The fourth and final phase of the process is the ongoing risk management, something Jones insisted should be done annually. He reminded attendees about the first step of understanding dependencies. “But even before that”, he said, “you must understand your operations. When you share data with a customer/supplier/third party vendor, you must validate that only necessary data is shared and periodically recheck it’s required for the supplier.”

Jones reiterated the importance of managing some of these risks from the beginning of the relationship with the third party through a written contract. He suggested adding language to increase transparency and security. For example, he said, one might need to add a clause that provides for notification if the vendor or third-party provider is broken in to. 

Jones referred to the company's "total risk" throughout his presentation. He said this is calculated by adding your risk to that of your vendor. “Once you have that calculation, you can manage the risk by requiring the vendor to upgrade its environment as part of the contract, thereby reducing your portion of the risk,” he said. 

Jones cautioned attendees to avoid spending the bulk of their security budgets on low-impact risk areas. Protecting the privacy and the continuity of IT operations must also be taken into consideration. Still, if it does not carry that high-impact risk, it shouldn't be a huge chunk of the budget, he said. 

Jones closed with a checklist he uses with his clients before they enter into an agreement with a third-party provider. First, he said, you need to have a good hold on your overall risk. The suppliers' security measures, or lack thereof, can mean a lack of security for your company assets and information.

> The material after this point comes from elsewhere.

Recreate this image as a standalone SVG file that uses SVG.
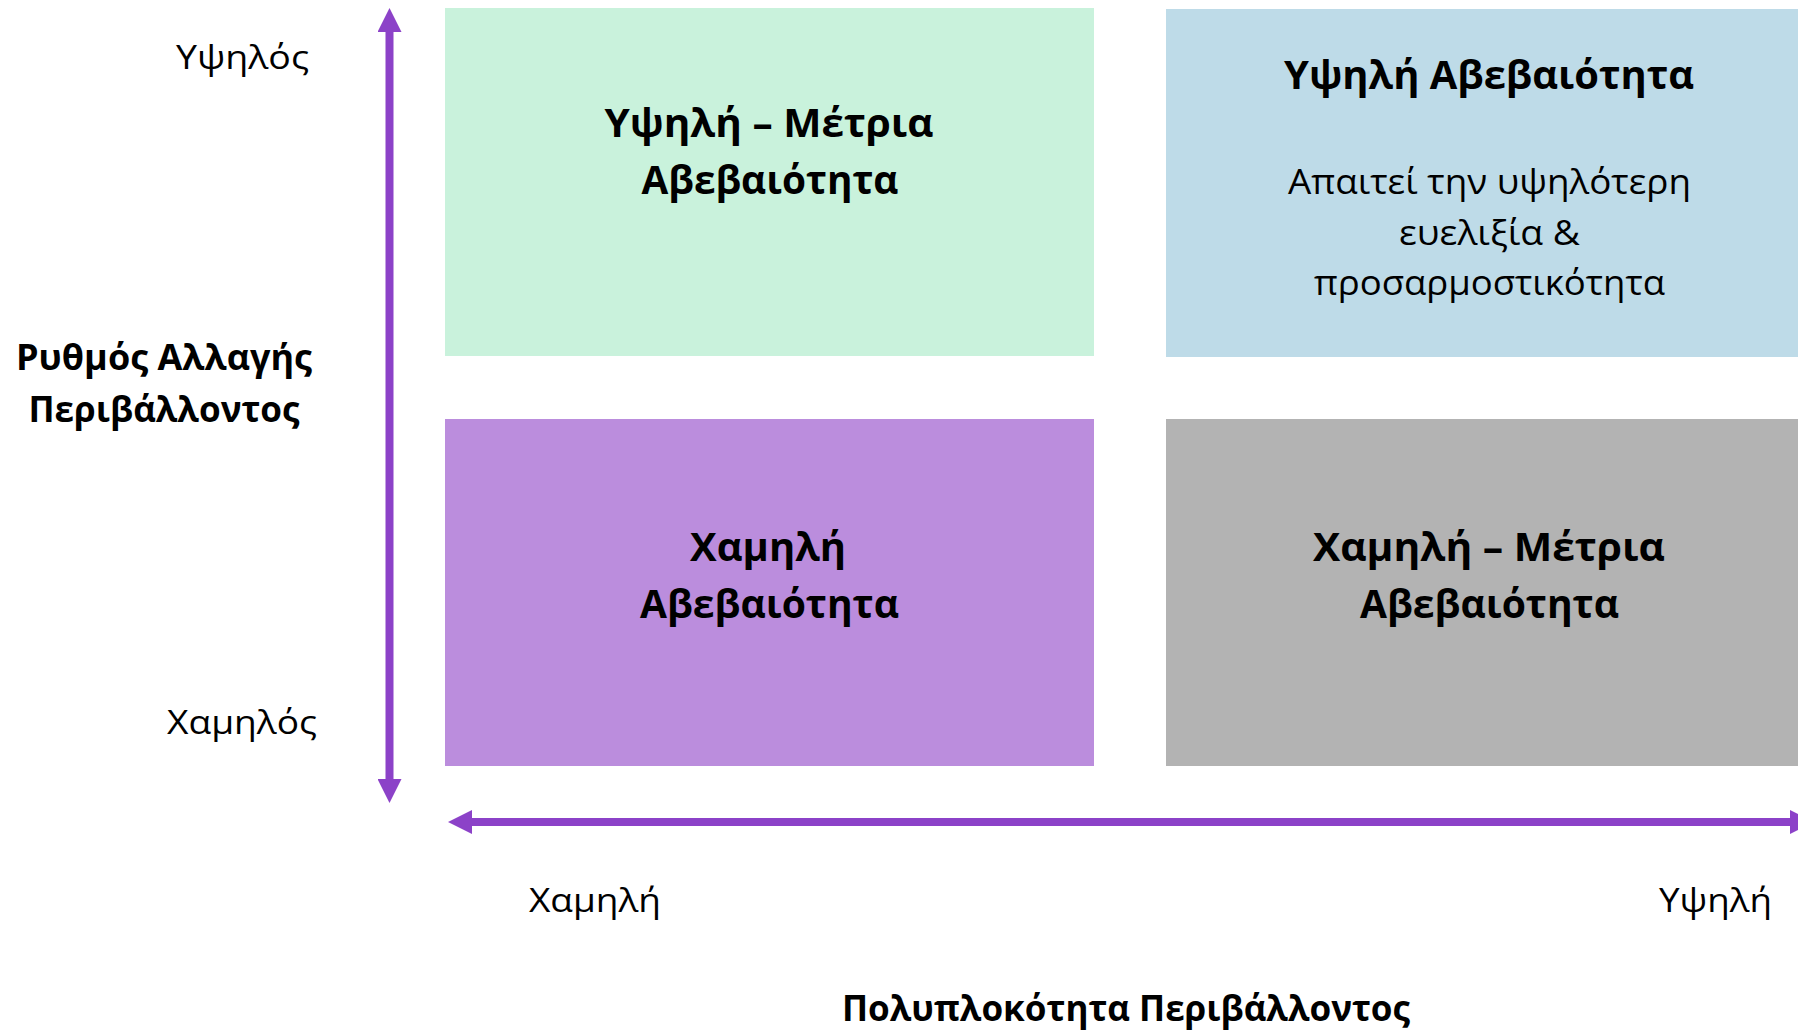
<svg xmlns="http://www.w3.org/2000/svg" width="1798" height="1030" viewBox="0 0 1798 1030">
<style>
text{font-family:"Open Sans","Noto Sans","DejaVu Sans",sans-serif;fill:#000;text-anchor:middle}
.tb{font-weight:bold;font-size:39px}
.ab{font-weight:bold;font-size:36px}
.bd{font-size:35px}
.lb{font-size:32px}
.ax{stroke:#8C42C8;stroke-width:8;fill:none;marker-start:url(#ah);marker-end:url(#ah)}
</style>
<defs>
<marker id="ah" viewBox="0 0 24 24" refX="0" refY="12" markerWidth="24" markerHeight="24" markerUnits="userSpaceOnUse" orient="auto-start-reverse">
<path d="M0,0 L24,12 L0,24 Z" fill="#8C42C8"/>
</marker>
</defs>
<rect width="1798" height="1030" fill="#fff"/>
<g id="q-high-mid">
<rect x="445" y="8" width="649" height="348" fill="#C9F2DC"/>
<text class="tb" x="769" y="137" textLength="329" lengthAdjust="spacingAndGlyphs">Υψηλή – Μέτρια</text>
<text class="tb" x="770" y="194" textLength="257" lengthAdjust="spacingAndGlyphs">Αβεβαιότητα</text>
</g>
<g id="q-high">
<rect x="1166" y="9" width="646" height="348" fill="#BEDBE8"/>
<text class="tb" x="1489" y="89" textLength="410" lengthAdjust="spacingAndGlyphs">Υψηλή Αβεβαιότητα</text>
<text class="bd" x="1489.5" y="194" textLength="403" lengthAdjust="spacingAndGlyphs">Απαιτεί την υψηλότερη</text>
<text class="bd" x="1489.5" y="245" textLength="181" lengthAdjust="spacingAndGlyphs">ευελιξία &amp;</text>
<text class="bd" x="1489.5" y="295" textLength="351" lengthAdjust="spacingAndGlyphs">προσαρμοστικότητα</text>
</g>
<g id="q-low">
<rect x="445" y="419" width="649" height="347" fill="#BB8DDD"/>
<text class="tb" x="768" y="561" textLength="156" lengthAdjust="spacingAndGlyphs">Χαμηλή</text>
<text class="tb" x="769.5" y="618" textLength="259" lengthAdjust="spacingAndGlyphs">Αβεβαιότητα</text>
</g>
<g id="q-low-mid">
<rect x="1166" y="419" width="646" height="347" fill="#B3B3B3"/>
<text class="tb" x="1489" y="561" textLength="352" lengthAdjust="spacingAndGlyphs">Χαμηλή – Μέτρια</text>
<text class="tb" x="1489.5" y="618" textLength="259" lengthAdjust="spacingAndGlyphs">Αβεβαιότητα</text>
</g>
<g id="axes">
<line class="ax" x1="389.5" y1="32" x2="389.5" y2="779"/>
<line class="ax" x1="472" y1="822" x2="1790" y2="822"/>
</g>
<g id="labels">
<text class="lb" x="242.5" y="69" textLength="133" lengthAdjust="spacingAndGlyphs">Υψηλός</text>
<text class="lb" x="242" y="734" textLength="150" lengthAdjust="spacingAndGlyphs">Χαμηλός</text>
<text class="ab" x="164" y="370" textLength="296" lengthAdjust="spacingAndGlyphs">Ρυθμός Αλλαγής</text>
<text class="ab" x="164" y="422" textLength="271" lengthAdjust="spacingAndGlyphs">Περιβάλλοντος</text>
<text class="lb" x="595" y="912" textLength="132" lengthAdjust="spacingAndGlyphs">Χαμηλή</text>
<text class="lb" x="1715.5" y="912" textLength="113" lengthAdjust="spacingAndGlyphs">Υψηλή</text>
<text class="ab" x="1126" y="1021" textLength="568" lengthAdjust="spacingAndGlyphs">Πολυπλοκότητα Περιβάλλοντος</text>
</g>
</svg>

Next, he said, is the compliance piece. He suggested developing a series of risk-based questions to ask of suppliers to complete. “You must ask about their controls. Are they certified to a regulation or standard? Are they regularly conducting audits? If so, what were the recent findings? Do they have a SOC2? Are they NIST Cybersecurity Framework (CSF) or ISO 27001 certified? Are they having regular pen tests? If so, make it known that you require one annually, which will be part of their costs of doing business with you.” The answers to these questions, he said, will help determine the contract's language to keep your information safe.